An Environment Waikato hearing commissioner has granted resource consents needed for Transit New Zealand’s proposed SH1 Te Rapa Bypass.

Transit is still awaiting land designation recommendations from Hamilton City Council and Waikato District Council. These are also needed before the project can go ahead.

The three councils recently held a joint hearing to consider Transit’s applications.

The resource consent applications to Environment Waikato related purely to activities such as soil disturbance, vegetation clearance, stream damming and diversion, culvert construction, stormwater discharges and a water take from the Waikato River.

In his decision released today, Environment Waikato hearing commissioner Rex Hawkins was satisfied appropriate consent conditions were in place to address submitter concerns about flood risks, dust impacts and water quality effects.

Environment Waikato has asked Transit to review its storm water and culvert designs and to consult with land owners during the final design stages to address any potential flooding issues.
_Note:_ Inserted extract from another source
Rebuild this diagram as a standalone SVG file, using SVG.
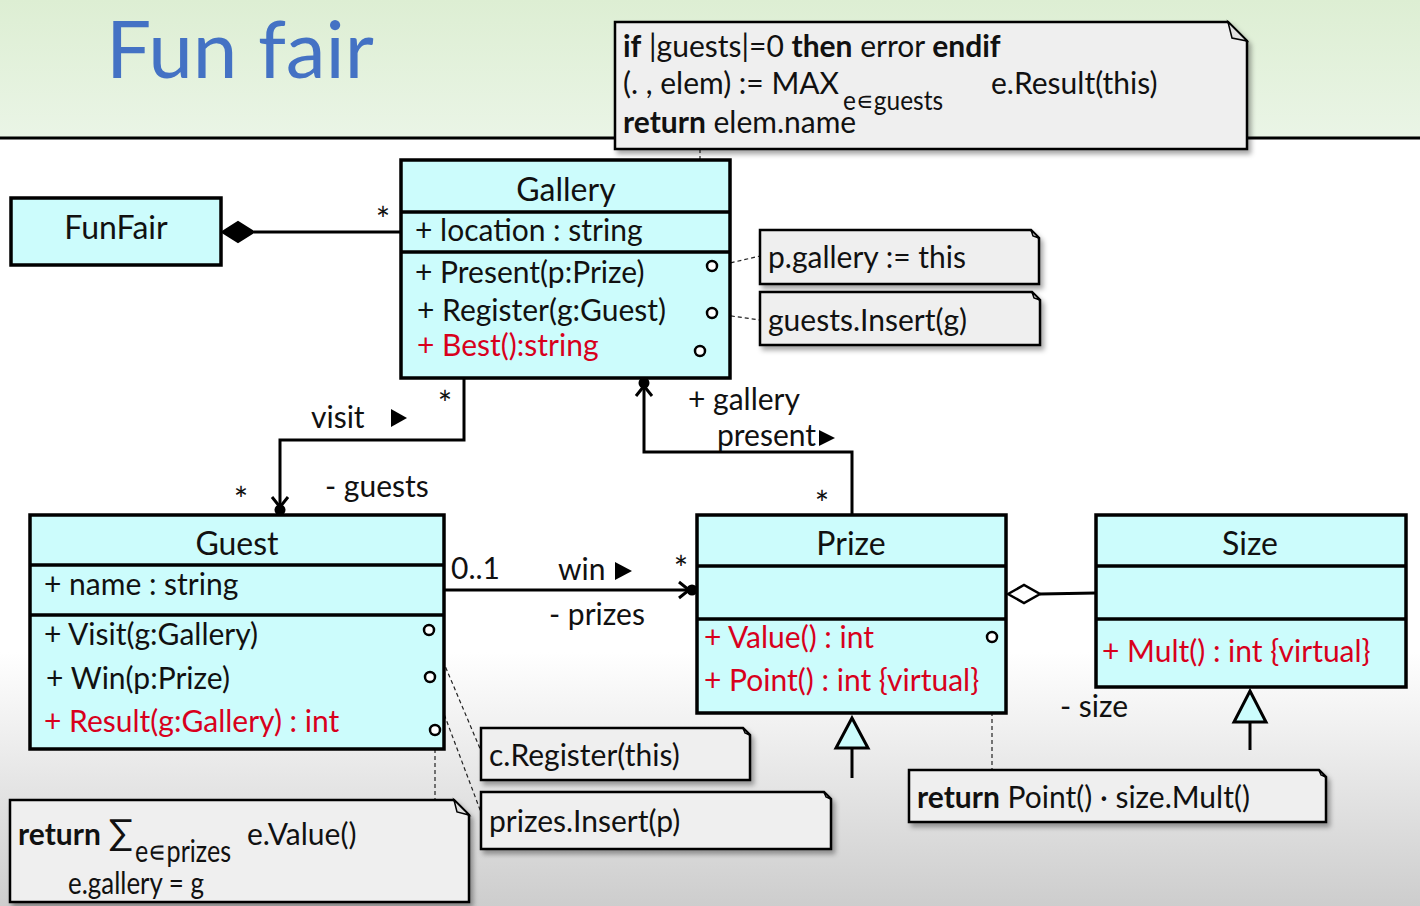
<svg xmlns="http://www.w3.org/2000/svg" width="1420" height="906" viewBox="0 0 1420 906">
<defs>
<linearGradient id="hdr" x1="0" y1="0" x2="0" y2="1"><stop offset="0" stop-color="#ddeed3"/><stop offset="1" stop-color="#eaf5e6"/></linearGradient>
<linearGradient id="bg" x1="0" y1="0" x2="0" y2="1"><stop offset="0" stop-color="#ffffff"/><stop offset="0.72" stop-color="#ffffff"/><stop offset="1" stop-color="#cdcdcd"/></linearGradient>
<filter id="sh" x="-5%" y="-5%" width="115%" height="130%"><feDropShadow dx="3" dy="4" stdDeviation="2.5" flood-color="#000" flood-opacity="0.35"/></filter>
<marker id="nav" markerUnits="userSpaceOnUse" markerWidth="32" markerHeight="24" viewBox="0 0 32 24" refX="26" refY="12" orient="auto">
<path d="M8,4 L18,12 L8,20" fill="none" stroke="#000" stroke-width="3"/>
<circle cx="21" cy="12" r="5.5" fill="#000"/>
</marker>
<style>
.t{font-family:Lato,"Open Sans","Liberation Sans",sans-serif;font-size:30px;fill:#111}
.n{font-size:32px}
.sub{font-size:26px}
.st{font-size:34px;text-anchor:middle}
.c{text-anchor:middle}
.red{fill:#d8001c}
.b{font-weight:bold}
.box{fill:#ccfcfc;stroke:#000;stroke-width:3.5}
.div{stroke:#000;stroke-width:3.5}
.line{fill:none;stroke:#000;stroke-width:3}
.note{fill:#efefef;stroke:#000;stroke-width:2.5;filter:url(#sh)}
.fold{fill:#e0e0e0;stroke:#000;stroke-width:1.5}
.dash{fill:none;stroke:#222;stroke-width:1.2;stroke-dasharray:4 3}
.port{fill:#fff;stroke:#000;stroke-width:2.5}
.gen{fill:#ccfcfc;stroke:#000;stroke-width:3}
</style>
</defs>
<rect x="0" y="0" width="1420" height="906" fill="url(#bg)"/>
<rect x="0" y="0" width="1420" height="138" fill="url(#hdr)"/>
<line x1="0" y1="138" x2="1420" y2="138" stroke="#000" stroke-width="3"/>
<text x="106" y="78" font-family="Lato,'Open Sans',sans-serif" font-size="80" fill="#4472c4">Fun fair</text>

<g id="connectors">
<line class="dash" x1="700" y1="149" x2="700" y2="346"/>
<line class="dash" x1="717" y1="266" x2="760" y2="256"/>
<line class="dash" x1="717" y1="314" x2="760" y2="320"/>
<line class="dash" x1="432" y1="635" x2="484" y2="758"/>
<line class="dash" x1="432" y1="682" x2="482" y2="815"/>
<line class="dash" x1="435" y1="735" x2="435" y2="800"/>
<line class="dash" x1="992" y1="642" x2="992" y2="770"/>
<!-- composition -->
<line class="line" x1="254" y1="232" x2="401" y2="232"/>
<path d="M222,232 L238,222 L254,232 L238,242 Z" fill="#000" stroke="#000" stroke-width="2"/>
<text class="t st" x="383" y="232">*</text>
<!-- visit -->
<path class="line" d="M464,378 V440 H280 V515" marker-end="url(#nav)"/>
<text class="t st" x="445" y="416">*</text>
<text class="t" x="311" y="428">visit</text>
<path d="M391,409 L407,418 L391,427 Z" fill="#000"/>
<text class="t st" x="241" y="512">*</text>
<text class="t" x="325" y="497">- guests</text>
<!-- present -->
<path class="line" d="M852,515 V452 H644 V378" marker-end="url(#nav)"/>
<text class="t" x="688" y="410">+ gallery</text>
<text class="t" x="717" y="446">present</text>
<path d="M819,430 L835,438 L819,446 Z" fill="#000"/>
<text class="t st" x="822" y="516">*</text>
<!-- win -->
<line class="line" x1="444" y1="590" x2="697" y2="590" marker-end="url(#nav)"/>
<text class="t" x="451" y="579">0..1</text>
<text class="t" x="558" y="580">win</text>
<path d="M615,562 L632,571 L615,580 Z" fill="#000"/>
<text class="t st" x="681" y="581">*</text>
<text class="t" x="549" y="625">- prizes</text>
<!-- aggregation -->
<line class="line" x1="1040" y1="594" x2="1096" y2="593"/>
<path d="M1008,594 L1024,585 L1040,594 L1024,603 Z" fill="#fff" stroke="#000" stroke-width="2.5"/>
<text class="t" x="1060" y="717">- size</text>
<!-- generalizations -->
<line class="line" x1="852" y1="748" x2="852" y2="778"/>
<path class="gen" d="M852,718 L868,748 L836,748 Z"/>
<line class="line" x1="1250" y1="722" x2="1250" y2="750"/>
<path class="gen" d="M1250,691 L1266,722 L1234,722 Z"/>
</g>

<g id="note-best">
<path class="note" d="M615,22 H1228 L1247,41 V149 H615 Z"/>
<path class="fold" d="M1228,22 L1232,38 L1247,41 Z"/>
<text class="t" x="623" y="57"><tspan class="b">if</tspan> |guests|=0 <tspan class="b">then</tspan> error <tspan class="b">endif</tspan></text>
<text class="t" x="623" y="94">(. , elem) := MAX</text>
<text class="t sub" x="843" y="110" textLength="100" lengthAdjust="spacingAndGlyphs">e∊guests</text>
<text class="t" x="991" y="94">e.Result(this)</text>
<text class="t" x="623" y="133"><tspan class="b">return</tspan> elem.name</text>
</g>

<g id="FunFair">
<rect class="box" x="11" y="198" width="210" height="67"/>
<text class="t c n" x="116" y="239">FunFair</text>
</g>

<g id="Gallery">
<rect class="box" x="401" y="160" width="329" height="218"/>
<line class="div" x1="401" y1="212" x2="730" y2="212"/>
<line class="div" x1="401" y1="252" x2="730" y2="252"/>
<text class="t c n" x="566" y="201">Gallery</text>
<text class="t" x="415" y="241">+ location : string</text>
<text class="t" x="415" y="283">+ Present(p:Prize)</text>
<text class="t" x="417" y="321">+ Register(g:Guest)</text>
<text class="t red" x="417" y="356">+ Best():string</text>
<circle class="port" cx="712" cy="266" r="5"/>
<circle class="port" cx="712" cy="313" r="5"/>
<circle class="port" cx="700" cy="351" r="5"/>
</g>

<g id="note-present">
<path class="note" d="M760,230 H1031 L1039,238 V284 H760 Z"/>
<path class="fold" d="M1031,230 L1033,236 L1039,238 Z"/>
<text class="t" x="768" y="268">p.gallery := this</text>
</g>
<g id="note-register">
<path class="note" d="M760,292 H1032 L1040,300 V345 H760 Z"/>
<path class="fold" d="M1032,292 L1034,298 L1040,300 Z"/>
<text class="t" x="768" y="331">guests.Insert(g)</text>
</g>

<g id="Guest">
<rect class="box" x="30" y="515" width="414" height="234"/>
<line class="div" x1="30" y1="565" x2="444" y2="565"/>
<line class="div" x1="30" y1="615" x2="444" y2="615"/>
<text class="t c n" x="237" y="555">Guest</text>
<text class="t" x="44" y="595">+ name : string</text>
<text class="t" x="44" y="645">+ Visit(g:Gallery)</text>
<text class="t" x="46" y="689">+ Win(p:Prize)</text>
<text class="t red" x="44" y="732">+ Result(g:Gallery) : int</text>
<circle class="port" cx="429" cy="630" r="5"/>
<circle class="port" cx="430" cy="677" r="5"/>
<circle class="port" cx="435" cy="730" r="5"/>
</g>

<g id="Prize">
<rect class="box" x="697" y="515" width="309" height="198"/>
<line class="div" x1="697" y1="566" x2="1006" y2="566"/>
<line class="div" x1="697" y1="619" x2="1006" y2="619"/>
<text class="t c n" x="851" y="555">Prize</text>
<text class="t red" x="704" y="648">+ Value() : int</text>
<text class="t red" x="704" y="691">+ Point() : int {virtual}</text>
<circle class="port" cx="992" cy="637" r="5"/>
</g>

<g id="Size">
<rect class="box" x="1096" y="515" width="310" height="172"/>
<line class="div" x1="1096" y1="566" x2="1406" y2="566"/>
<line class="div" x1="1096" y1="619" x2="1406" y2="619"/>
<text class="t c n" x="1250" y="555">Size</text>
<text class="t red" x="1102" y="662">+ Mult() : int {virtual}</text>
</g>

<g id="note-visit">
<path class="note" d="M481,728 H743 L750,735 V780 H481 Z"/>
<path class="fold" d="M743,728 L745,733 L750,735 Z"/>
<text class="t" x="489" y="766">c.Register(this)</text>
</g>
<g id="note-win">
<path class="note" d="M481,792 H824 L831,799 V849 H481 Z"/>
<path class="fold" d="M824,792 L826,797 L831,799 Z"/>
<text class="t" x="489" y="832">prizes.Insert(p)</text>
</g>
<g id="note-result">
<path class="note" d="M10,800 H454 L469,815 V902 H10 Z"/>
<path class="fold" d="M454,800 L457,812 L469,815 Z"/>
<text class="t" x="18" y="845"><tspan class="b">return</tspan> <tspan font-size="36">∑</tspan></text>
<text class="t" x="135" y="862" font-size="24" textLength="96" lengthAdjust="spacingAndGlyphs">e∊prizes</text>
<text class="t" x="247" y="845">e.Value()</text>
<text class="t" x="68" y="894" font-size="24" textLength="136" lengthAdjust="spacingAndGlyphs">e.gallery = g</text>
</g>
<g id="note-value">
<path class="note" d="M909,770 H1319 L1326,777 V822 H909 Z"/>
<path class="fold" d="M1319,770 L1321,775 L1326,777 Z"/>
<text class="t" x="917" y="808"><tspan class="b">return</tspan> Point() · size.Mult()</text>
</g>
</svg>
Transit will need written approval from Environment Waikato on final designs before starting any work.

Transit will also be required to develop a series of comprehensive management plans to mitigate the effects of dust, sediment and erosion.

The extensive use of vegetated swales along the majority of the proposed bypass will provide water quality treatment by removing contaminants before they reach any water courses.

Mr Hawkins concluded the resource consents for the bypass could be granted because the proposal’s impacts on the environment would be "no more than minor", as long as consent conditions were complied with. The proposal was also consistent with relevant plans and polices, including the Resource Management Act.

Transit plans to re-align SH1 by building a new six-kilometre stretch between Avalon Dr and Horotiu. Two extra traffic lanes on Avalon Dr between Gilchrist St and Crawford St are also planned.

The bypass is designed to ease and lessen the environmental impacts of traffic congestion, improve road safety, help vehicles and goods flow more efficiently through the city and enhance the region’s economic well being.